# Task prompt
In the entries below, find every line holding the string "script" and collect it.

* begin Dataset rows *

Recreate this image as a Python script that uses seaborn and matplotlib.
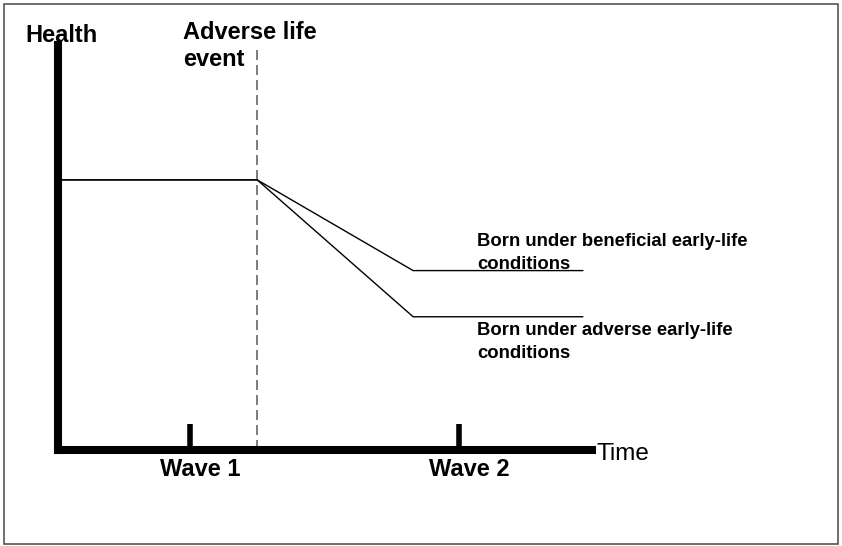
import matplotlib
matplotlib.use("Agg")
import matplotlib.pyplot as plt
import matplotlib.transforms as mtransforms
from matplotlib.patches import Rectangle
import seaborn as sns

# Schematic values (arbitrary units)
time_points = [0.0, 3.73, 6.65, 9.83]
health_beneficial = [6.67, 6.67, 4.43, 4.43]
health_adverse = [6.67, 6.67, 3.29, 3.29]
event_time = 3.73
wave_ticks = [2.47, 7.51]
wave_labels = ["Wave 1", "Wave 2"]

sns.set_style("white")
plt.rcParams["font.family"] = ["Liberation Sans", "DejaVu Sans"]
plt.rcParams["text.color"] = "black"
plt.rcParams["xtick.color"] = "black"

fig = plt.figure(figsize=(8.42, 5.46), dpi=100)
W, H = 842, 546
ax = fig.add_axes([58 / W, (H - 450) / H, (592 - 58) / W, (450 - 45) / H])

sns.lineplot(x=time_points, y=health_beneficial, ax=ax, color="black", lw=1.0)
sns.lineplot(x=time_points, y=health_adverse, ax=ax, color="black", lw=1.0)
ax.axvline(event_time, color="#666666", lw=1.2, ls=(0, (6, 3)), zorder=1)

ax.set_xlim(0, 10)
ax.set_ylim(0, 10)
ax.set_yticks([])
for side in ["top", "right"]:
    ax.spines[side].set_visible(False)
for side in ["left", "bottom"]:
    ax.spines[side].set_linewidth(5.8)
    ax.spines[side].set_color("black")
    ax.spines[side].set_capstyle("projecting")

ax.set_xticks(wave_ticks)
ax.set_xticklabels(wave_labels, fontsize=17, fontweight="bold", color="black")
ax.tick_params(axis="x", bottom=True, direction="in", length=19, width=4, pad=6,
               color="black")
offset = mtransforms.ScaledTranslation(10 / 100, 0, fig.dpi_scale_trans)
for lab in ax.get_xticklabels():
    lab.set_transform(lab.get_transform() + offset)
for tl in ax.xaxis.get_ticklines():
    tl.set_solid_capstyle("round")

ax.text(0.07, 10.07, "Health", ha="center", va="baseline", fontsize=17, fontweight="bold")
ax.text(2.34, 10.6, "Adverse life\nevent", ha="left", va="top", fontsize=17,
        fontweight="bold", linespacing=1.25)
ax.text(10.09, -0.25, "Time", ha="left", va="baseline", fontsize=17.5)
ax.text(7.85, 5.36, "Born under beneficial early-life\nconditions", ha="left", va="top",
        fontsize=13.3, fontweight="bold", linespacing=1.45)
ax.text(7.85, 3.16, "Born under adverse early-life\nconditions", ha="left", va="top",
        fontsize=13.3, fontweight="bold", linespacing=1.45)

fig.patches.append(Rectangle((4 / W, 2 / H), 834 / W, 540 / H, transform=fig.transFigure,
                             fill=False, edgecolor="#555555", lw=1.2))

fig.savefig("out.png", dpi=100)
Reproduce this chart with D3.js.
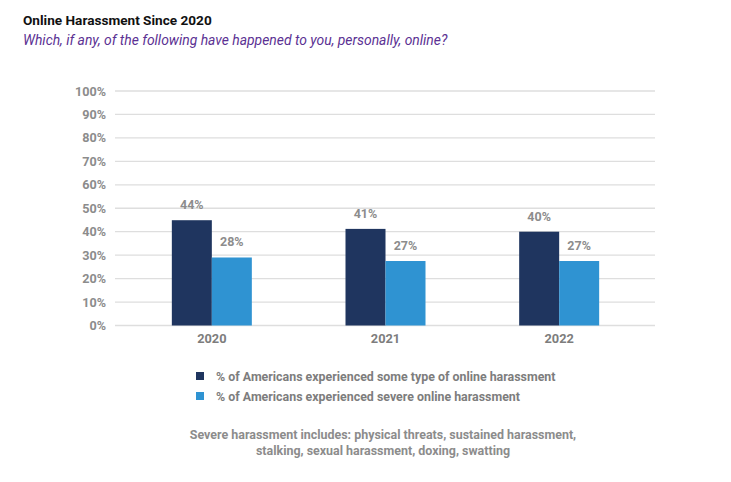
<!DOCTYPE html>
<html>
<head>
<meta charset="utf-8">
<script src="https://cdn.jsdelivr.net/npm/d3@7"></script>
<style>
  body { margin: 0; background: #fff; font-family: Roboto, "Noto Sans", sans-serif; }
  svg text { font-family: Roboto, "Noto Sans", sans-serif; }
</style>
</head>
<body>
<svg id="chart" width="731" height="482"></svg>
<script>
const years = ["2020", "2021", "2022"];
const someHarassment = [44.9, 41.2, 40.0];
const severeHarassment = [29.0, 27.5, 27.5];
const someLabels = ["44%", "41%", "40%"];
const severeLabels = ["28%", "27%", "27%"];
const yTicks = [0, 10, 20, 30, 40, 50, 60, 70, 80, 90, 100];
const seriesNames = [
  "% of Americans experienced some type of online harassment",
  "% of Americans experienced severe online harassment"
];
const colors = ["#1f355f", "#2f93d2"];

const svg = d3.select("#chart");

// titles
svg.append("text").attr("x", 23).attr("y", 25)
  .attr("font-size", 13.6).attr("font-weight", "bold").attr("fill", "#111")
  .text("Online Harassment Since 2020");
svg.append("text").attr("x", 23).attr("y", 45)
  .attr("font-size", 13.9).attr("font-style", "italic").attr("fill", "#5b3193")
  .text("Which, if any, of the following have happened to you, personally, online?");

const y = d3.scaleLinear().domain([0, 100]).range([325.5, 91]);
const x = d3.scaleBand().domain(years).range([125, 646]);
const barW = 40;

// gridlines
svg.append("g").selectAll("line").data(yTicks).join("line")
  .attr("x1", 115).attr("x2", 655)
  .attr("y1", d => y(d)).attr("y2", d => y(d))
  .attr("stroke", "#dedede").attr("stroke-width", 1.3);

// y axis labels
const yAxis = svg.append("g").attr("transform", "translate(106,0)")
  .call(d3.axisLeft(y).tickValues(yTicks).tickFormat(d => d + "%").tickSize(0).tickPadding(0));
yAxis.select(".domain").remove();
yAxis.selectAll("text").attr("font-size", 12.6).attr("font-weight", "bold")
  .attr("fill", "#8c8c8c").attr("font-family", "Roboto, sans-serif");

// x axis labels
const xAxis = svg.append("g").attr("transform", "translate(0,331)")
  .call(d3.axisBottom(x).tickSize(0).tickPadding(3));
xAxis.select(".domain").remove();
xAxis.selectAll("text").attr("font-size", 12.8).attr("font-weight", "bold")
  .attr("fill", "#7d7d7d").attr("font-family", "Roboto, sans-serif");

const series = [someHarassment, severeHarassment];
const labels = [someLabels, severeLabels];

series.forEach((vals, s) => {
  const g = svg.append("g");
  g.selectAll("rect").data(vals).join("rect")
    .attr("x", (d, i) => x(years[i]) + x.bandwidth() / 2 - barW + s * barW)
    .attr("y", d => y(d))
    .attr("width", barW)
    .attr("height", d => y(0) - y(d))
    .attr("fill", colors[s]);
  g.selectAll("text").data(vals).join("text")
    .attr("x", (d, i) => x(years[i]) + x.bandwidth() / 2 - barW / 2 + s * barW)
    .attr("y", d => y(d) - 11)
    .attr("text-anchor", "middle")
    .attr("font-size", 12.5).attr("font-weight", "bold").attr("fill", "#8c8c8c")
    .text((d, i) => labels[s][i]);
});

// legend
const legend = svg.append("g");
seriesNames.forEach((name, i) => {
  legend.append("rect").attr("x", 196).attr("y", 372 + i * 20)
    .attr("width", 8).attr("height", 8).attr("fill", colors[i]);
  legend.append("text").attr("x", 216).attr("y", 381 + i * 20)
    .attr("font-size", 12.4).attr("font-weight", "bold").attr("fill", "#7d7d7d")
    .text(name);
});

// footnote
const notes = ["Severe harassment includes: physical threats, sustained harassment,",
  "stalking, sexual harassment, doxing, swatting"];
svg.append("g").selectAll("text").data(notes).join("text")
  .attr("x", 383).attr("y", (d, i) => 438.5 + i * 16)
  .attr("text-anchor", "middle")
  .attr("font-size", 12.45).attr("font-weight", "bold").attr("fill", "#8c8c8c")
  .text(d => d);
</script>
</body>
</html>
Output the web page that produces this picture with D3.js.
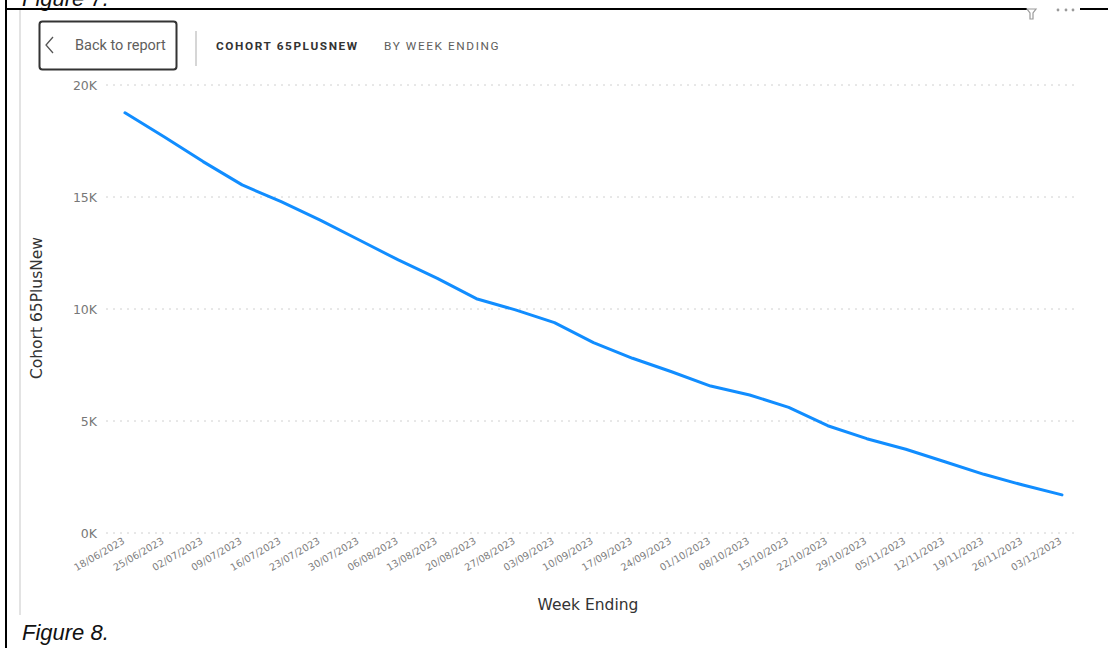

* end Dataset rows *

# Solution to this task
Recreate this image as a Python script that uses seaborn and matplotlib.
<script src="https://cdn.jsdelivr.net/npm/d3@7"></script>
<script>
</script>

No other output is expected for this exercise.